Records with drawing code:

------------------------

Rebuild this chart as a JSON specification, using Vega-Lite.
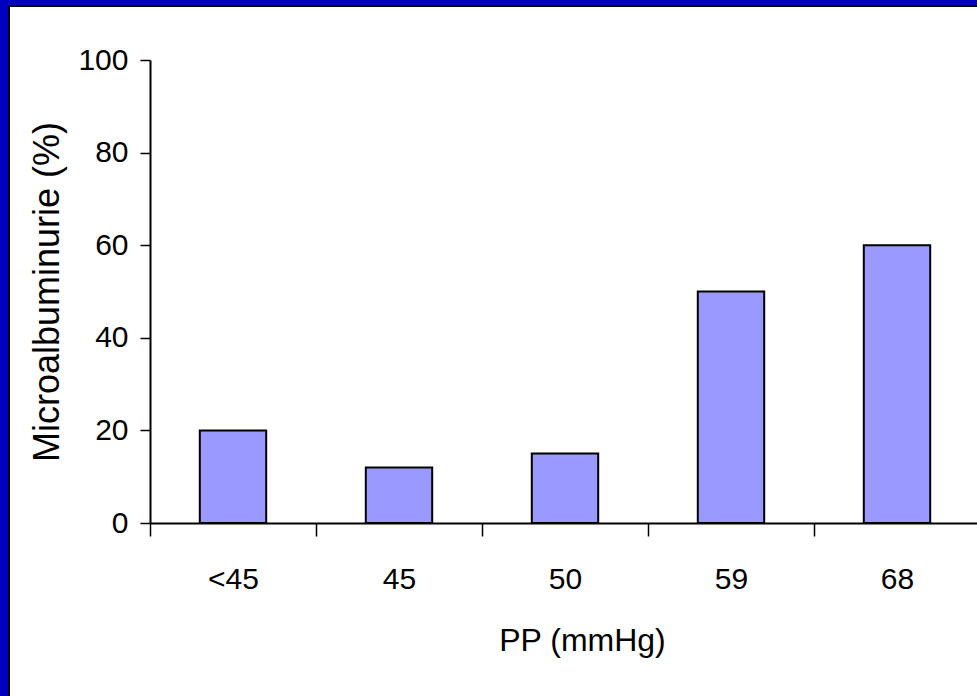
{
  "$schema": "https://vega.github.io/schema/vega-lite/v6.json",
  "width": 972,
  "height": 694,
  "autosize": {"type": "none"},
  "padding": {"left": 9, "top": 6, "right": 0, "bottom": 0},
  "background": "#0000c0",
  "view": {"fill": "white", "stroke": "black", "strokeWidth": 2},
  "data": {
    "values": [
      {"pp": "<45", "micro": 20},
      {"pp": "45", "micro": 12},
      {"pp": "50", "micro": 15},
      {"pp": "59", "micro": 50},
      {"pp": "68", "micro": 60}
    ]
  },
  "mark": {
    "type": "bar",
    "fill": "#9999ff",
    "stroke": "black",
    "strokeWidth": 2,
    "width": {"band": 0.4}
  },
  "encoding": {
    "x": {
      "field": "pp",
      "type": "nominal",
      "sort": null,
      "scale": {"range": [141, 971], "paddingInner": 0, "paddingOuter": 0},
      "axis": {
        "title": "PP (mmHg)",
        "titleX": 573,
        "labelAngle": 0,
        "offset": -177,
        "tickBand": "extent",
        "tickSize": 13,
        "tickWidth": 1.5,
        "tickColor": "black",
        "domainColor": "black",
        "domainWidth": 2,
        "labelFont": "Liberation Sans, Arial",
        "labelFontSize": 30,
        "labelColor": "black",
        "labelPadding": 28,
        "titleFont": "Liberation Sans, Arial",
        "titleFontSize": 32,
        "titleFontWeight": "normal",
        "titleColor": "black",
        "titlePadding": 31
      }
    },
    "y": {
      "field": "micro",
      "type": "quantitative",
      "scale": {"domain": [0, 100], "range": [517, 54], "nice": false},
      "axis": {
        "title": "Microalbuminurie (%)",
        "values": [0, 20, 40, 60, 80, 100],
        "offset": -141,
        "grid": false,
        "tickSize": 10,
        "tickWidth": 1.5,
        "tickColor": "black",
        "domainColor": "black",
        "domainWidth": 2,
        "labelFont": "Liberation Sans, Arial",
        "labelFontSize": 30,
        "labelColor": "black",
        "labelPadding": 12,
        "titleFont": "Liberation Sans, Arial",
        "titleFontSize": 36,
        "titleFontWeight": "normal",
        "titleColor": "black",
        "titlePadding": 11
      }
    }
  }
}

------------------------

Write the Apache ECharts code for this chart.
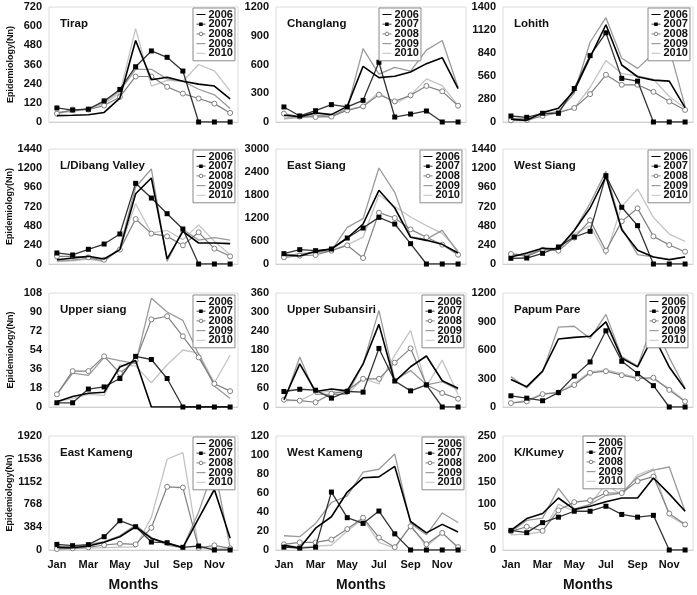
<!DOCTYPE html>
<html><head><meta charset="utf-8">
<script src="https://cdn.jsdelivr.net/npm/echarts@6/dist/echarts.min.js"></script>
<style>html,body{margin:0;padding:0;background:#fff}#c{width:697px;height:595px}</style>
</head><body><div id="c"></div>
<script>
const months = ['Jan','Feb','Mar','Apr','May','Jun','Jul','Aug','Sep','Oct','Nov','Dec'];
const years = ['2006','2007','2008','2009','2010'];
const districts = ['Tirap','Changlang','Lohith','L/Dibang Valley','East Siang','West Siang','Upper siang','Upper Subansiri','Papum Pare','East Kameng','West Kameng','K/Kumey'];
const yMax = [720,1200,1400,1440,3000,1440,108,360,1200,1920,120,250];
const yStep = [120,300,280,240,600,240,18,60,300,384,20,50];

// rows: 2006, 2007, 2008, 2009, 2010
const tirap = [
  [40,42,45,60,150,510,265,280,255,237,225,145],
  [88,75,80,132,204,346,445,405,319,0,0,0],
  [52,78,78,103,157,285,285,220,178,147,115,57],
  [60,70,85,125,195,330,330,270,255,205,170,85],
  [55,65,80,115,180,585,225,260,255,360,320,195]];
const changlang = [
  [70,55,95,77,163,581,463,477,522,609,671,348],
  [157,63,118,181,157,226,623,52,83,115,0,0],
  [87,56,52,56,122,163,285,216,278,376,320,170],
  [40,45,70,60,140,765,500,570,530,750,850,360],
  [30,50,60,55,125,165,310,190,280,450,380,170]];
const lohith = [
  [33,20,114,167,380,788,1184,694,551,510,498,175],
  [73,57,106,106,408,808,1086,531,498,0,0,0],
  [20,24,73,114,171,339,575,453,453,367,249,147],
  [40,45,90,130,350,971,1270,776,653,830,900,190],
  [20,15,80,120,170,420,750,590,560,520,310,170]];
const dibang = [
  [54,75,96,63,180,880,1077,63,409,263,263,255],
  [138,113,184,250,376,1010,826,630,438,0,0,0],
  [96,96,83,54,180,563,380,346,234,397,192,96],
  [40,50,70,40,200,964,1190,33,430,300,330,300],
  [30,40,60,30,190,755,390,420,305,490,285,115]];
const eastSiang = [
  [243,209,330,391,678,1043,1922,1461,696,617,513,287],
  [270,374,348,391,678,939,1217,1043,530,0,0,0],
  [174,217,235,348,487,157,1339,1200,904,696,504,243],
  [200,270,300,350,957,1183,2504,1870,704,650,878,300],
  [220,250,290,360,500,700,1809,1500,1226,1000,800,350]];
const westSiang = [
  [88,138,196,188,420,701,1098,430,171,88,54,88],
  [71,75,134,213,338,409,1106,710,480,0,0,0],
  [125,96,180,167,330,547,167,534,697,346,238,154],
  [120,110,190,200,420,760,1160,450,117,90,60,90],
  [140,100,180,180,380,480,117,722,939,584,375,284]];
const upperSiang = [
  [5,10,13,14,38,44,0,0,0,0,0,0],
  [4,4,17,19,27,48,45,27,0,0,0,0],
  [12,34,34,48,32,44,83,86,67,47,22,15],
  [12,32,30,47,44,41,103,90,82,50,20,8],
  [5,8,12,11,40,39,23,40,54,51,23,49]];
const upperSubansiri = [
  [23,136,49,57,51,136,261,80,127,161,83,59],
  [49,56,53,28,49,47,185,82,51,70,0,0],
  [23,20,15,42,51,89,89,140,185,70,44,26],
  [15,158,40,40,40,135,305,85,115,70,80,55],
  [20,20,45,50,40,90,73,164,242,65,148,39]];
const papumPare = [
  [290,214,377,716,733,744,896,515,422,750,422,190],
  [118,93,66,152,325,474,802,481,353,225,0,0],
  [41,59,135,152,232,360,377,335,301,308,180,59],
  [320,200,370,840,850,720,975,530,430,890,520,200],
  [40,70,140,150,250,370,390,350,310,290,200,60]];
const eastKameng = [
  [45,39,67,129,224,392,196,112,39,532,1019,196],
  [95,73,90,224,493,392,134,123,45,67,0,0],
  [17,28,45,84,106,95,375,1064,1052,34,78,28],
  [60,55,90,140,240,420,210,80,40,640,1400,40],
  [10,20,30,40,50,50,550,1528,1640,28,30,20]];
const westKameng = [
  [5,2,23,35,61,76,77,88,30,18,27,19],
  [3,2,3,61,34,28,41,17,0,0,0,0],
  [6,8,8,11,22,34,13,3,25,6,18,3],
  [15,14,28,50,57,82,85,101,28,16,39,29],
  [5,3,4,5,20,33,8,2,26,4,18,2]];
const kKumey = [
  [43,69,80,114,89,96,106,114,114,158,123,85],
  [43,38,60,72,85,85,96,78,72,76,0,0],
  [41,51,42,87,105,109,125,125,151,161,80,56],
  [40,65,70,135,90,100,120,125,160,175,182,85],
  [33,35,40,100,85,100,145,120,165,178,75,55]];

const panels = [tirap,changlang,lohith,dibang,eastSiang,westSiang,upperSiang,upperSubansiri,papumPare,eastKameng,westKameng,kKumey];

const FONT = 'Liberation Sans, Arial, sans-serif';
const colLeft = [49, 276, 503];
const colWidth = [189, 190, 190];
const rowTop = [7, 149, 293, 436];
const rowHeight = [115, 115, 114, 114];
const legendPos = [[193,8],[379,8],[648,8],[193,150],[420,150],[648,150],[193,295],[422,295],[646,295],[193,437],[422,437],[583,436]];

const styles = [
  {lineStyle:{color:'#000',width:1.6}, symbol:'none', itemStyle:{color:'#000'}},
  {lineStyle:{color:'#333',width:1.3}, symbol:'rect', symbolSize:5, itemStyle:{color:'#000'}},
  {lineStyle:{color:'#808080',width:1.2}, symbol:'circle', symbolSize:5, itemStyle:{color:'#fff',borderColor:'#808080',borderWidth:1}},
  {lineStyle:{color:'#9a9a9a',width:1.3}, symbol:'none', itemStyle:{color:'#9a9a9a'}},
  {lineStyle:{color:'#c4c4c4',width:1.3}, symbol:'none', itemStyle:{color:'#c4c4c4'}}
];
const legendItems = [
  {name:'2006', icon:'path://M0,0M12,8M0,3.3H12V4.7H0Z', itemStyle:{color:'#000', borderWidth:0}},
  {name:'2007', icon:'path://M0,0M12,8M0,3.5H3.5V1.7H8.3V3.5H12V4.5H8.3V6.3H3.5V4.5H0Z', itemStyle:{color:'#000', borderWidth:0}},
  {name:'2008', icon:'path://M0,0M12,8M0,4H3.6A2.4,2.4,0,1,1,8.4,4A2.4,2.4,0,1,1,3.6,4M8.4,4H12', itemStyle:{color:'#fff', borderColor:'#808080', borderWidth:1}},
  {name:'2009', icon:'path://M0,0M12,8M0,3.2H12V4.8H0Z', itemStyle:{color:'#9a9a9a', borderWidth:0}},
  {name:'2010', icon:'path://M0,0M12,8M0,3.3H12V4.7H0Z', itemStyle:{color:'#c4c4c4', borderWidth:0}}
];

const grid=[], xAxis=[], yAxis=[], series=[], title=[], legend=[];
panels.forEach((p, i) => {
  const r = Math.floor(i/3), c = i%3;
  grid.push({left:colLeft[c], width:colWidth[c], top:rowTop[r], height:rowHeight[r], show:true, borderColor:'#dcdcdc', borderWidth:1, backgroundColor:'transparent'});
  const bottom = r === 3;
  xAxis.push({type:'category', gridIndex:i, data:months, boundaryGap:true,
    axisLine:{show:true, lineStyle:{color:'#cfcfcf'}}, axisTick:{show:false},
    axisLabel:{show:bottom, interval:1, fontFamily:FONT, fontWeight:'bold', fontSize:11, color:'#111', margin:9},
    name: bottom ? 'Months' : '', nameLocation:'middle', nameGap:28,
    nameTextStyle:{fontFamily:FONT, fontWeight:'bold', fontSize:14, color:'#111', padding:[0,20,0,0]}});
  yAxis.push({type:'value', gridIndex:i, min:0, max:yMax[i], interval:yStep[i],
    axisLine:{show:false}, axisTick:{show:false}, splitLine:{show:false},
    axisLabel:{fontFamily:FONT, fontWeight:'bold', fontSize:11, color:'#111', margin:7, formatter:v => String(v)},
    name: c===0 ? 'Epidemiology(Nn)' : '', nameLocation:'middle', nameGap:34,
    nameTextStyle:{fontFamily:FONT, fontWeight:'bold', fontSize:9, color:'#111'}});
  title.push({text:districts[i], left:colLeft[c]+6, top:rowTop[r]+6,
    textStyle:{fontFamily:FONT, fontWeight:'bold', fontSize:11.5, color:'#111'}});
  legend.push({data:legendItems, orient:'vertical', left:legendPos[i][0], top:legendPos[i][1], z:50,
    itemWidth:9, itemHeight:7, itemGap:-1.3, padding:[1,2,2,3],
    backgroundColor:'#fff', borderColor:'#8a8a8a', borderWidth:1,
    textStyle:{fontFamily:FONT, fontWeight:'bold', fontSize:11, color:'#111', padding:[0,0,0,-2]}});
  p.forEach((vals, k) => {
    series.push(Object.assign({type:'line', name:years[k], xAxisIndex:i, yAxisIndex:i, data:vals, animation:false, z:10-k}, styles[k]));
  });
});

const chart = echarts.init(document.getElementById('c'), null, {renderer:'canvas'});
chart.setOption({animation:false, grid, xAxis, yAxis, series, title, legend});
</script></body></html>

------------------------

## TASK BRIEF:
State the number of lines in the data that include the string "this", and add nothing else.

## ANSWER:
2